:: TASK MATERIAL ::

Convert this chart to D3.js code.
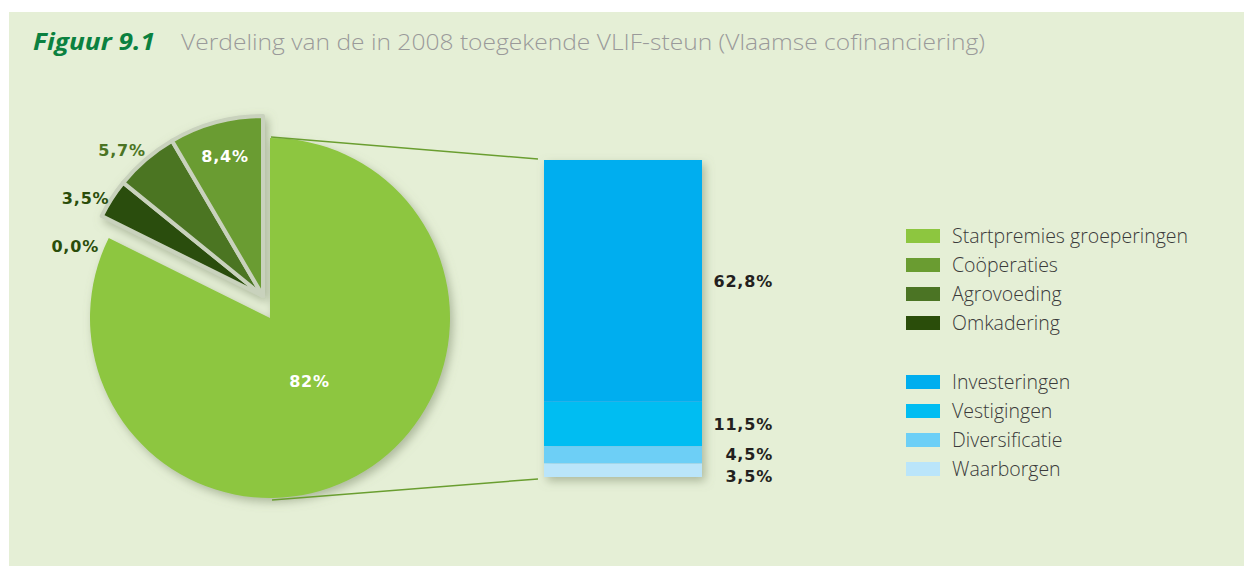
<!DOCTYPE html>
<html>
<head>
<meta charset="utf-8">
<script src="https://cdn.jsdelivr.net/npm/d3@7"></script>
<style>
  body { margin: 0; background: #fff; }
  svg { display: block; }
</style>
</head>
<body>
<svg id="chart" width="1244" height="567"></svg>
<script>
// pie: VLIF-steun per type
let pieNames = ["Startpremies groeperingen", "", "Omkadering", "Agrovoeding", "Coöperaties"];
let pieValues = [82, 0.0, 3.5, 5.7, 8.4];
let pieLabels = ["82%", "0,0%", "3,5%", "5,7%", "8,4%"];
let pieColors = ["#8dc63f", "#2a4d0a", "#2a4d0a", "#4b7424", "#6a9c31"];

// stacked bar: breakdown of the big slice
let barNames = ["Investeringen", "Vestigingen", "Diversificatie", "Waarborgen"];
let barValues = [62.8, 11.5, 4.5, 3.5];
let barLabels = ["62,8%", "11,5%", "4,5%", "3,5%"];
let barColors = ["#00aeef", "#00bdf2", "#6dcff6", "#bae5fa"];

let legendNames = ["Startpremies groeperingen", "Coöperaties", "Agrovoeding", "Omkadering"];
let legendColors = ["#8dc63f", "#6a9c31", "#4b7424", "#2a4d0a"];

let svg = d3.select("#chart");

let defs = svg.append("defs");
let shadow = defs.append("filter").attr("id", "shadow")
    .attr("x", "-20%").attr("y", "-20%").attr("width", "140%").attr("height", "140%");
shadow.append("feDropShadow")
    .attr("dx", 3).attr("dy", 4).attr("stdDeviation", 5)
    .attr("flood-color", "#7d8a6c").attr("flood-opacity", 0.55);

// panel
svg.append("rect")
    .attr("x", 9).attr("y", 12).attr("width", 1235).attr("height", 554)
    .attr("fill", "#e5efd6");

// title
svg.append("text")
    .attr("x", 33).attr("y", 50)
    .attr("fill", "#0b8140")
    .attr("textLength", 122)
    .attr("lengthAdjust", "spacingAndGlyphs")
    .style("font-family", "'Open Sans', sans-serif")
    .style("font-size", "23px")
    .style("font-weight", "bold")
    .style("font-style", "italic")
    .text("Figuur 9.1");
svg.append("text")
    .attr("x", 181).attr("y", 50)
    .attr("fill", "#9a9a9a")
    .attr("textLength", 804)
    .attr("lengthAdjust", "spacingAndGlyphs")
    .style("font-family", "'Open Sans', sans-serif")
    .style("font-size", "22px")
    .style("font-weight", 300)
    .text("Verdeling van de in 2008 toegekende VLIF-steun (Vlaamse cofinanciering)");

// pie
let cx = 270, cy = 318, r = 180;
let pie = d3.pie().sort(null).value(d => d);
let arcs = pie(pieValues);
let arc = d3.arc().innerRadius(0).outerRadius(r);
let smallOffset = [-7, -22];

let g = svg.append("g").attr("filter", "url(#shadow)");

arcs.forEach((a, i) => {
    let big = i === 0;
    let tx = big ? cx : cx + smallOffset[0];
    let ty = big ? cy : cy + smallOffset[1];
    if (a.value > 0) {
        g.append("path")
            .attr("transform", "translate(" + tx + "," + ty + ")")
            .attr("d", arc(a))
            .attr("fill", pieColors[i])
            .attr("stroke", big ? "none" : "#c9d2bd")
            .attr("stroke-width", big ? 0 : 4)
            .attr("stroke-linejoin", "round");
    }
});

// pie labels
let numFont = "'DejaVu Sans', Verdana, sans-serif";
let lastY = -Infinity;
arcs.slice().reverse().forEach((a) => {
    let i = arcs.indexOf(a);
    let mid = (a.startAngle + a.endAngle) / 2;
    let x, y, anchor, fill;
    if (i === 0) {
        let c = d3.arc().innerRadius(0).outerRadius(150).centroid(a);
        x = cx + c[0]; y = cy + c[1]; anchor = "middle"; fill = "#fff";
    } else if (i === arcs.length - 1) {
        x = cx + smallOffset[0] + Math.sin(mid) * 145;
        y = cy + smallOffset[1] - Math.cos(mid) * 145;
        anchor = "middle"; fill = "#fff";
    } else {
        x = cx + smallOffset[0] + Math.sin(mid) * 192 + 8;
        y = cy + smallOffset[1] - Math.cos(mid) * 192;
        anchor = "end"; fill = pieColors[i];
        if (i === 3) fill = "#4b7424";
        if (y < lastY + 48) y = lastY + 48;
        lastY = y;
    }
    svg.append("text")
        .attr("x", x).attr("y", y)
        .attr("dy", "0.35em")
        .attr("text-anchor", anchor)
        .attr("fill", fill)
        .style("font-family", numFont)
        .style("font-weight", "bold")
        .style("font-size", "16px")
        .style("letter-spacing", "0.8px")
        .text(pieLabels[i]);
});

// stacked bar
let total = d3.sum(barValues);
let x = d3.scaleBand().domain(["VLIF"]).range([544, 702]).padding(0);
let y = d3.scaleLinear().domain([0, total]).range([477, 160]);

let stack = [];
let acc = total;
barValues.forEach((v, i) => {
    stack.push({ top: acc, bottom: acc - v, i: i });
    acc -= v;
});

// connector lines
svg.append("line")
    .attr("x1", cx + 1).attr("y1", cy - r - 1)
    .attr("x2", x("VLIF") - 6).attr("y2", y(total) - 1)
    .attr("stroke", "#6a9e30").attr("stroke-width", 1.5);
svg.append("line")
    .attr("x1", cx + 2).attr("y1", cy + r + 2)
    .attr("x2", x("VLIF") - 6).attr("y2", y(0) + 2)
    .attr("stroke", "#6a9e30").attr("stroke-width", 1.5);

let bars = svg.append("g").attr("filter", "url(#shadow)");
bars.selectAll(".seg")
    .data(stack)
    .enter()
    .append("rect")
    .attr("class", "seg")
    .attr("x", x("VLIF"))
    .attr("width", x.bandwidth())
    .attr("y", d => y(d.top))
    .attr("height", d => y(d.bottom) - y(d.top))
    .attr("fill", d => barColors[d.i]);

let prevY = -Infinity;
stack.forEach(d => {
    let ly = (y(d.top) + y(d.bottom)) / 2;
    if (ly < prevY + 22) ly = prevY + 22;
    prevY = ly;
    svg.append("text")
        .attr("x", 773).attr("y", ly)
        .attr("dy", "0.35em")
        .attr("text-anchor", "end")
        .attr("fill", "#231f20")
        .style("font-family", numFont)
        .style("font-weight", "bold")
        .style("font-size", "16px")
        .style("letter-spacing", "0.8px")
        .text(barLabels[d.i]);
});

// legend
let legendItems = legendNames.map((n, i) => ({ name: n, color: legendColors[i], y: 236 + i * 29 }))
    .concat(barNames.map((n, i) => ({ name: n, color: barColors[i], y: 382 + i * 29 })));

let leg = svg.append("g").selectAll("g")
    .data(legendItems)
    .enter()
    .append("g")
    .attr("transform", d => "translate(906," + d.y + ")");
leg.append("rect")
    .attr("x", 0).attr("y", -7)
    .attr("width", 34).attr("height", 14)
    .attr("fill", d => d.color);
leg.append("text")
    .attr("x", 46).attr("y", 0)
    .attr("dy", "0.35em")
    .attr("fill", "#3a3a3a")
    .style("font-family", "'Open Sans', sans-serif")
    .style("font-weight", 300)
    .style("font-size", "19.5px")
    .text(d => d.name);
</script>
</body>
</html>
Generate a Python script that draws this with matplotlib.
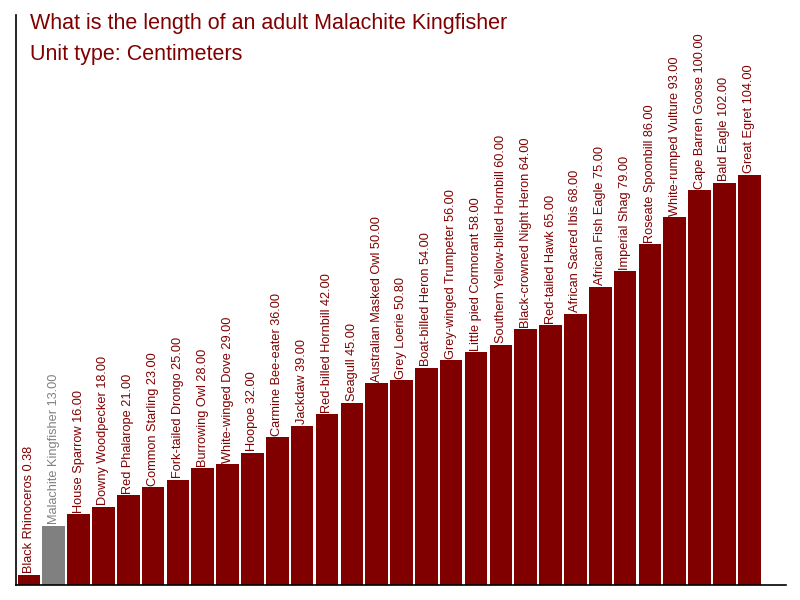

:::

▶ [EXERCISE DETAILS] Without including any pictures, reproduce the listing exactly.

▶ [REPLY TO THE EXERCISE]
Convert this chart to D3.js code.
<!DOCTYPE html>
<html>
<head>
<meta charset="utf-8">
<script src="https://cdn.jsdelivr.net/npm/d3@7"></script>
<style>
  body { margin: 0; background: #fff; }
  svg { display: block; }
</style>
</head>
<body>
<svg id="chart" width="1244" height="567"></svg>
<script>
// pie: VLIF-steun per type
let pieNames = ["Startpremies groeperingen", "", "Omkadering", "Agrovoeding", "Coöperaties"];
let pieValues = [82, 0.0, 3.5, 5.7, 8.4];
let pieLabels = ["82%", "0,0%", "3,5%", "5,7%", "8,4%"];
let pieColors = ["#8dc63f", "#2a4d0a", "#2a4d0a", "#4b7424", "#6a9c31"];

// stacked bar: breakdown of the big slice
let barNames = ["Investeringen", "Vestigingen", "Diversificatie", "Waarborgen"];
let barValues = [62.8, 11.5, 4.5, 3.5];
let barLabels = ["62,8%", "11,5%", "4,5%", "3,5%"];
let barColors = ["#00aeef", "#00bdf2", "#6dcff6", "#bae5fa"];

let legendNames = ["Startpremies groeperingen", "Coöperaties", "Agrovoeding", "Omkadering"];
let legendColors = ["#8dc63f", "#6a9c31", "#4b7424", "#2a4d0a"];

let svg = d3.select("#chart");

let defs = svg.append("defs");
let shadow = defs.append("filter").attr("id", "shadow")
    .attr("x", "-20%").attr("y", "-20%").attr("width", "140%").attr("height", "140%");
shadow.append("feDropShadow")
    .attr("dx", 3).attr("dy", 4).attr("stdDeviation", 5)
    .attr("flood-color", "#7d8a6c").attr("flood-opacity", 0.55);

// panel
svg.append("rect")
    .attr("x", 9).attr("y", 12).attr("width", 1235).attr("height", 554)
    .attr("fill", "#e5efd6");

// title
svg.append("text")
    .attr("x", 33).attr("y", 50)
    .attr("fill", "#0b8140")
    .attr("textLength", 122)
    .attr("lengthAdjust", "spacingAndGlyphs")
    .style("font-family", "'Open Sans', sans-serif")
    .style("font-size", "23px")
    .style("font-weight", "bold")
    .style("font-style", "italic")
    .text("Figuur 9.1");
svg.append("text")
    .attr("x", 181).attr("y", 50)
    .attr("fill", "#9a9a9a")
    .attr("textLength", 804)
    .attr("lengthAdjust", "spacingAndGlyphs")
    .style("font-family", "'Open Sans', sans-serif")
    .style("font-size", "22px")
    .style("font-weight", 300)
    .text("Verdeling van de in 2008 toegekende VLIF-steun (Vlaamse cofinanciering)");

// pie
let cx = 270, cy = 318, r = 180;
let pie = d3.pie().sort(null).value(d => d);
let arcs = pie(pieValues);
let arc = d3.arc().innerRadius(0).outerRadius(r);
let smallOffset = [-7, -22];

let g = svg.append("g").attr("filter", "url(#shadow)");

arcs.forEach((a, i) => {
    let big = i === 0;
    let tx = big ? cx : cx + smallOffset[0];
    let ty = big ? cy : cy + smallOffset[1];
    if (a.value > 0) {
        g.append("path")
            .attr("transform", "translate(" + tx + "," + ty + ")")
            .attr("d", arc(a))
            .attr("fill", pieColors[i])
            .attr("stroke", big ? "none" : "#c9d2bd")
            .attr("stroke-width", big ? 0 : 4)
            .attr("stroke-linejoin", "round");
    }
});

// pie labels
let numFont = "'DejaVu Sans', Verdana, sans-serif";
let lastY = -Infinity;
arcs.slice().reverse().forEach((a) => {
    let i = arcs.indexOf(a);
    let mid = (a.startAngle + a.endAngle) / 2;
    let x, y, anchor, fill;
    if (i === 0) {
        let c = d3.arc().innerRadius(0).outerRadius(150).centroid(a);
        x = cx + c[0]; y = cy + c[1]; anchor = "middle"; fill = "#fff";
    } else if (i === arcs.length - 1) {
        x = cx + smallOffset[0] + Math.sin(mid) * 145;
        y = cy + smallOffset[1] - Math.cos(mid) * 145;
        anchor = "middle"; fill = "#fff";
    } else {
        x = cx + smallOffset[0] + Math.sin(mid) * 192 + 8;
        y = cy + smallOffset[1] - Math.cos(mid) * 192;
        anchor = "end"; fill = pieColors[i];
        if (i === 3) fill = "#4b7424";
        if (y < lastY + 48) y = lastY + 48;
        lastY = y;
    }
    svg.append("text")
        .attr("x", x).attr("y", y)
        .attr("dy", "0.35em")
        .attr("text-anchor", anchor)
        .attr("fill", fill)
        .style("font-family", numFont)
        .style("font-weight", "bold")
        .style("font-size", "16px")
        .style("letter-spacing", "0.8px")
        .text(pieLabels[i]);
});

// stacked bar
let total = d3.sum(barValues);
let x = d3.scaleBand().domain(["VLIF"]).range([544, 702]).padding(0);
let y = d3.scaleLinear().domain([0, total]).range([477, 160]);

let stack = [];
let acc = total;
barValues.forEach((v, i) => {
    stack.push({ top: acc, bottom: acc - v, i: i });
    acc -= v;
});

// connector lines
svg.append("line")
    .attr("x1", cx + 1).attr("y1", cy - r - 1)
    .attr("x2", x("VLIF") - 6).attr("y2", y(total) - 1)
    .attr("stroke", "#6a9e30").attr("stroke-width", 1.5);
svg.append("line")
    .attr("x1", cx + 2).attr("y1", cy + r + 2)
    .attr("x2", x("VLIF") - 6).attr("y2", y(0) + 2)
    .attr("stroke", "#6a9e30").attr("stroke-width", 1.5);

let bars = svg.append("g").attr("filter", "url(#shadow)");
bars.selectAll(".seg")
    .data(stack)
    .enter()
    .append("rect")
    .attr("class", "seg")
    .attr("x", x("VLIF"))
    .attr("width", x.bandwidth())
    .attr("y", d => y(d.top))
    .attr("height", d => y(d.bottom) - y(d.top))
    .attr("fill", d => barColors[d.i]);

let prevY = -Infinity;
stack.forEach(d => {
    let ly = (y(d.top) + y(d.bottom)) / 2;
    if (ly < prevY + 22) ly = prevY + 22;
    prevY = ly;
    svg.append("text")
        .attr("x", 773).attr("y", ly)
        .attr("dy", "0.35em")
        .attr("text-anchor", "end")
        .attr("fill", "#231f20")
        .style("font-family", numFont)
        .style("font-weight", "bold")
        .style("font-size", "16px")
        .style("letter-spacing", "0.8px")
        .text(barLabels[d.i]);
});

// legend
let legendItems = legendNames.map((n, i) => ({ name: n, color: legendColors[i], y: 236 + i * 29 }))
    .concat(barNames.map((n, i) => ({ name: n, color: barColors[i], y: 382 + i * 29 })));

let leg = svg.append("g").selectAll("g")
    .data(legendItems)
    .enter()
    .append("g")
    .attr("transform", d => "translate(906," + d.y + ")");
leg.append("rect")
    .attr("x", 0).attr("y", -7)
    .attr("width", 34).attr("height", 14)
    .attr("fill", d => d.color);
leg.append("text")
    .attr("x", 46).attr("y", 0)
    .attr("dy", "0.35em")
    .attr("fill", "#3a3a3a")
    .style("font-family", "'Open Sans', sans-serif")
    .style("font-weight", 300)
    .style("font-size", "19.5px")
    .text(d => d.name);
</script>
</body>
</html>
Generate a Python script that draws this with matplotlib.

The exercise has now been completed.